Back, back ... bowled
Tiwary's entry was more frightening as Lee welcomed him with a series of short balls, including a couple which narrowly missed his helmet. The back-foot diet was continued until Lee surprised the batsman with a superb slower, fuller delivery. Expecting another short one, Tiwary was unable to convince himself to move forward and his feet barely moved before the stumps were upset. The way Lee worked him over was a repeat of Wasim Jaffer's dismissal in the first innings at the SCG.

Hit and run
There's always a first time, but Sachin Tendulkar wouldn't have imagined he could get out hit wicket. Lee bowled one into his ribs and Tendulkar, who had already braced himself for the short one, took a step back, tapped the ball to the onside and dashed for a single. However, his right heel brushed the base of the stumps.

Slips in slips
Michael Hussey, standing at second, wanted to clasp the catch, but instead he ended up spilling the low-down offering when Gambhir nicked an outswinger from Mitchell Johnson. Two balls later Gambhir played closer to his body and managed another edge, but this one was travelling high towards Ricky Ponting at first slip. He got his hands on it without controlling it above his head and the ball bounced behind him.
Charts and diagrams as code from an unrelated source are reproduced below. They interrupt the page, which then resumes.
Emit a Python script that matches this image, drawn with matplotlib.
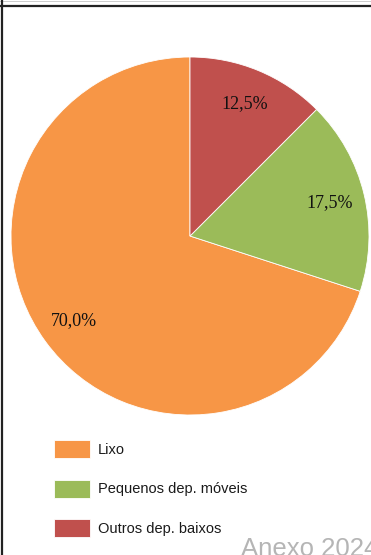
import matplotlib.pyplot as plt
from matplotlib.lines import Line2D

# data
categories = ['Lixo', 'Pequenos dep. móveis', 'Outros dep. baixos']
values = [70.0, 17.5, 12.5]
colors = ['#F79646', '#9BBB59', '#C0504D']

W, H = 371, 555
fig = plt.figure(figsize=(W / 100, H / 100), dpi=100)
fig.patch.set_facecolor('white')

# pie area (pixel box converted to figure fractions)
ax = fig.add_axes([11 / W, 140 / H, 358 / W, 358 / H])
wedges, texts, autotexts = ax.pie(
    values, colors=colors, startangle=90, radius=1.0,
    autopct=lambda p: f"{p:.1f}%".replace('.', ','),
    pctdistance=0.8,
    wedgeprops=dict(edgecolor='white', linewidth=0.6),
    textprops=dict(family='Liberation Serif', fontsize=13, color='#111111'),
)
ax.set_xlim(-1, 1)
ax.set_ylim(-1, 1)

# legend below the pie
fig.legend(wedges, categories, loc='upper left',
           bbox_to_anchor=(54 / W, 1 - 440 / H), bbox_transform=fig.transFigure,
           frameon=False, borderpad=0, borderaxespad=0,
           handlelength=2.5, handleheight=1.55, handletextpad=0.5,
           labelspacing=1.46,
           prop=dict(family='Liberation Sans', size=10.5))
for t in fig.legends[0].get_texts():
    t.set_color('#1a1a1a')

# frame lines of the scanned page
fig.add_artist(Line2D([0, 1], [1 - 1 / H, 1 - 1 / H], transform=fig.transFigure,
                      color='#cccccc', linewidth=0.7))
fig.add_artist(Line2D([0, 1], [1 - 6 / H, 1 - 6 / H], transform=fig.transFigure,
                      color='#222222', linewidth=1.6))
fig.add_artist(Line2D([1.8 / W, 1.8 / W], [0, 1], transform=fig.transFigure,
                      color='#222222', linewidth=1.6))

# watermark-like caption, cut off at the bottom edge as in the scan
fig.text(241 / W, -1.5 / H, 'Anexo 2024', ha='left', va='baseline',
         family='Liberation Sans', fontsize=18.5, color='#b5b5b5')

fig.savefig('out.png', dpi=100)
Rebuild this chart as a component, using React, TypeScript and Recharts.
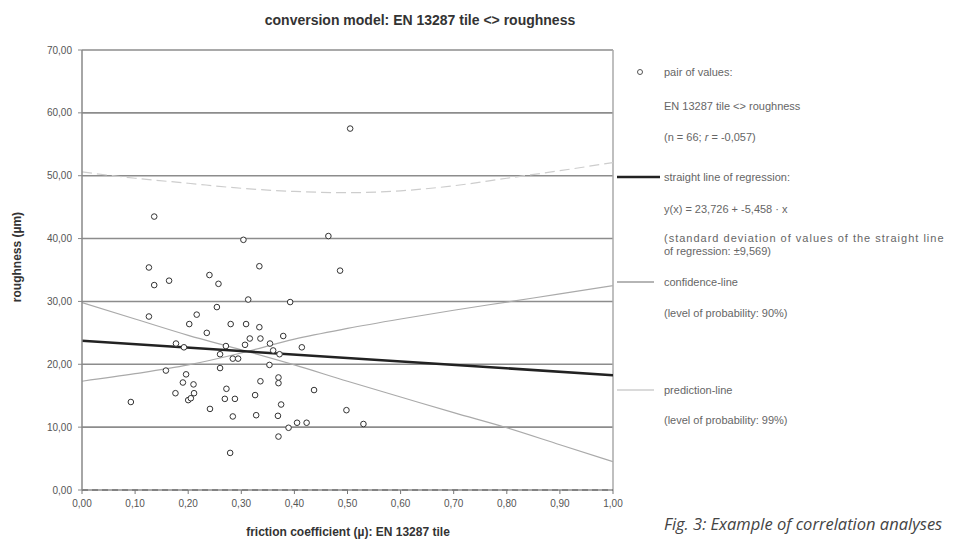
import React from 'react';
import { ComposedChart, Scatter, Line, XAxis, YAxis, CartesianGrid, ReferenceLine } from 'recharts';

// pairs of values: friction coefficient (x) and roughness in µm (y)
const frictionValues = [
  0.092, 0.126, 0.136, 0.136, 0.164, 0.126, 0.158, 0.176, 0.177, 0.19, 0.192,
  0.196, 0.2, 0.205, 0.21, 0.211, 0.202, 0.216, 0.235, 0.24, 0.241, 0.254,
  0.257, 0.26, 0.26, 0.269, 0.271, 0.272, 0.279, 0.28, 0.284, 0.284, 0.288,
  0.294, 0.304, 0.307, 0.309, 0.313, 0.316, 0.326, 0.328, 0.334, 0.334, 0.336,
  0.336, 0.353, 0.354, 0.36, 0.369, 0.37, 0.37, 0.37, 0.372, 0.375, 0.379,
  0.389, 0.392, 0.405, 0.414, 0.423, 0.437, 0.464, 0.486, 0.498, 0.505, 0.53,
];
const roughnessValues = [
  14.0, 35.4, 43.5, 32.6, 33.3, 27.6, 19.0, 15.4, 23.3, 17.1, 22.7,
  18.4, 14.3, 14.6, 16.8, 15.4, 26.4, 27.9, 25.0, 34.2, 12.9, 29.1,
  32.8, 21.6, 19.4, 14.5, 22.9, 16.1, 5.9, 26.4, 11.7, 20.9, 14.5,
  20.9, 39.8, 23.1, 26.4, 30.3, 24.1, 15.1, 11.9, 35.6, 25.9, 24.1,
  17.3, 19.9, 23.3, 22.2, 11.8, 17.9, 17.0, 8.5, 21.6, 13.6, 24.5,
  9.9, 29.9, 10.7, 22.7, 10.7, 15.9, 40.4, 34.9, 12.7, 57.5, 10.5,
];

// straight line of regression, read at both ends
const regressionX = [0, 1];
const regressionY = [23.73, 18.27];

// confidence-lines (90%) and prediction-line (99%)
const bandX = [0, 0.1, 0.2, 0.3, 0.4, 0.5, 0.6, 0.7, 0.8, 0.9, 1.0];
const confidenceFalling = [29.8, 27.2, 24.6, 22.3, 19.9, 17.3, 14.8, 12.3, 9.9, 7.2, 4.5];
const confidenceRising = [17.3, 18.5, 19.9, 21.8, 24.0, 25.7, 27.2, 28.6, 29.9, 31.2, 32.5];
const predictionUpper = [50.6, 49.6, 48.8, 48.0, 47.5, 47.3, 47.6, 48.4, 49.6, 50.8, 52.1];

const xTicks = [0, 0.1, 0.2, 0.3, 0.4, 0.5, 0.6, 0.7, 0.8, 0.9, 1.0];
const yTicks = [0, 10, 20, 30, 40, 50, 60, 70];

const pairs = frictionValues.map((x, i) => ({ x, y: roughnessValues[i] }));
const regression = regressionX.map((x, i) => ({ x, y: regressionY[i] }));
const confFall = bandX.map((x, i) => ({ x, y: confidenceFalling[i] }));
const confRise = bandX.map((x, i) => ({ x, y: confidenceRising[i] }));
const predUp = bandX.map((x, i) => ({ x, y: predictionUpper[i] }));

const fmt = (v: number) => v.toFixed(2).replace('.', ',');

const FONT = '"Liberation Sans", Arial, sans-serif';

const Ring = (props: any) => {
  const { cx, cy } = props;
  if (cx == null || cy == null) return null;
  return <circle cx={cx} cy={cy} r={2.8} fill="#fff" stroke="#333" strokeWidth={1} />;
};

const legendText: React.CSSProperties = {
  position: 'absolute',
  left: 664,
  fontFamily: FONT,
  fontSize: 11,
  color: '#666',
  lineHeight: '13px',
  transform: 'translateY(-50%)',
  whiteSpace: 'nowrap',
};

const LegendRow = ({ y, children }: { y: number; children: React.ReactNode }) => (
  <div style={{ ...legendText, top: y }}>{children}</div>
);

export default function App() {
  return (
    <div style={{ position: 'absolute', left: 0, top: 0, width: 960, height: 540, background: '#fff', overflow: 'hidden' }}>
      <div
        style={{
          position: 'absolute', left: 420, top: 20, transform: 'translate(-50%, -50%)',
          fontFamily: FONT, fontWeight: 'bold', fontSize: 14, color: '#333', whiteSpace: 'nowrap',
        }}
      >
        conversion model: EN 13287 tile &lt;&gt; roughness
      </div>

      <ComposedChart
        width={960}
        height={540}
        margin={{ top: 50, right: 347, bottom: 20, left: 22 }}
        style={{ fontFamily: FONT }}
      >
        <CartesianGrid vertical={false} stroke="#8c8c8c" strokeWidth={1.6} />
        <XAxis
          type="number"
          dataKey="x"
          domain={[0, 1]}
          ticks={xTicks}
          tickFormatter={fmt}
          allowDataOverflow
          height={30}
          tickSize={4}
          tickMargin={6}
          axisLine={{ stroke: '#777', strokeDasharray: '6 4', strokeWidth: 1.5 }}
          tickLine={{ stroke: '#777' }}
          tick={{ fill: '#555', fontSize: 10 }}
        />
        <YAxis
          type="number"
          dataKey="y"
          domain={[0, 70]}
          ticks={yTicks}
          tickFormatter={fmt}
          allowDataOverflow
          width={60}
          tickSize={4}
          tickMargin={6}
          axisLine={{ stroke: '#888', strokeWidth: 1.5 }}
          tickLine={{ stroke: '#888' }}
          tick={{ fill: '#555', fontSize: 10 }}
        />
        <ReferenceLine x={1} stroke="#aaa" strokeWidth={1.5} />
        <Line
          data={predUp}
          dataKey="y"
          type="monotone"
          stroke="#cdcdcd"
          strokeWidth={1.2}
          strokeDasharray="10 5"
          dot={false}
          activeDot={false}
          isAnimationActive={false}
        />
        <Line
          data={confFall}
          dataKey="y"
          type="monotone"
          stroke="#aaaaaa"
          strokeWidth={1.2}
          dot={false}
          activeDot={false}
          isAnimationActive={false}
        />
        <Line
          data={confRise}
          dataKey="y"
          type="monotone"
          stroke="#aaaaaa"
          strokeWidth={1.2}
          dot={false}
          activeDot={false}
          isAnimationActive={false}
        />
        <Line
          data={regression}
          dataKey="y"
          type="linear"
          stroke="#222"
          strokeWidth={2.5}
          dot={false}
          activeDot={false}
          isAnimationActive={false}
        />
        <Scatter data={pairs} dataKey="y" shape={<Ring />} isAnimationActive={false} />
      </ComposedChart>

      <div
        style={{
          position: 'absolute', left: 348, top: 532, transform: 'translate(-50%, -50%)',
          fontFamily: FONT, fontWeight: 'bold', fontSize: 12, color: '#333', whiteSpace: 'nowrap',
        }}
      >
        friction coefficient (µ): EN 13287 tile
      </div>
      <div
        style={{
          position: 'absolute', left: 17, top: 257, transform: 'translate(-50%, -50%) rotate(-90deg)',
          fontFamily: FONT, fontWeight: 'bold', fontSize: 12, color: '#333', whiteSpace: 'nowrap',
        }}
      >
        roughness (µm)
      </div>

      {/* legend markers */}
      <svg width={60} height={400} style={{ position: 'absolute', left: 610, top: 40 }}>
        <circle cx={30} cy={32} r={2.5} fill="#fff" stroke="#555" strokeWidth={1} />
        <line x1={7} y1={137} x2={50} y2={137} stroke="#222" strokeWidth={2.5} />
        <line x1={7} y1={242} x2={44} y2={242} stroke="#b5b5b5" strokeWidth={2} />
        <line x1={7} y1={350} x2={44} y2={350} stroke="#dadada" strokeWidth={2} />
      </svg>
      <LegendRow y={72}>pair of values:</LegendRow>
      <LegendRow y={106}>EN 13287 tile &lt;&gt; roughness</LegendRow>
      <LegendRow y={137}>(n = 66;  <i>r</i> = -0,057)</LegendRow>
      <LegendRow y={177}>straight line of regression:</LegendRow>
      <LegendRow y={209}>y(x) = 23,726 + -5,458 · x</LegendRow>
      <div style={{ ...legendText, top: 245 }}>
        <span style={{ letterSpacing: 1 }}>(standard deviation of values of the straight line</span>
        <br />
        of regression: ±9,569)
      </div>
      <LegendRow y={282}>confidence-line</LegendRow>
      <LegendRow y={313}>(level of probability: 90%)</LegendRow>
      <LegendRow y={390}>prediction-line</LegendRow>
      <LegendRow y={420}>(level of probability: 99%)</LegendRow>

      <div
        style={{
          position: 'absolute', left: 664, top: 523, transform: 'translateY(-50%)',
          fontFamily: '"Open Sans", sans-serif', fontStyle: 'italic', fontSize: 16.5, color: '#444', whiteSpace: 'nowrap',
        }}
      >
        Fig. 3: Example of correlation analyses
      </div>
    </div>
  );
}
It was a much harder effort, but not as difficult as the diving one Gilchrist almost reached off Harbhajan.

Caught short
While Australia's catching wasn't so impressive, Ponting made sure the fielding was memorable with a fine direct hit from midwicket that cut short Irfan Pathan's innings. After Michael Clarke's brilliant pick-up-and-throw in the Twenty20, Ponting showed he could match his young team-mate from a similar distance.

Listen to this
He had a false start on resumption after another rain break. He turned back and pitched it just short of a length and it climbed quite high to a surprised James Hopes who was caught unawares. But it was a no ball and to rub it in, Mahendra Singh Dhoni gave away four byes. Ishant Sharma's tail was up. Hopes had no clue to the next three deliveries as Sharma beat him equally with pace and bounce. The following ball pitched on a good length and jagged back in fiercely to flatten the off stump, ending Hopes' agony. Sharma celebrated his first wicket by cupping his hands around his ears to hear if the crowd had to say anything.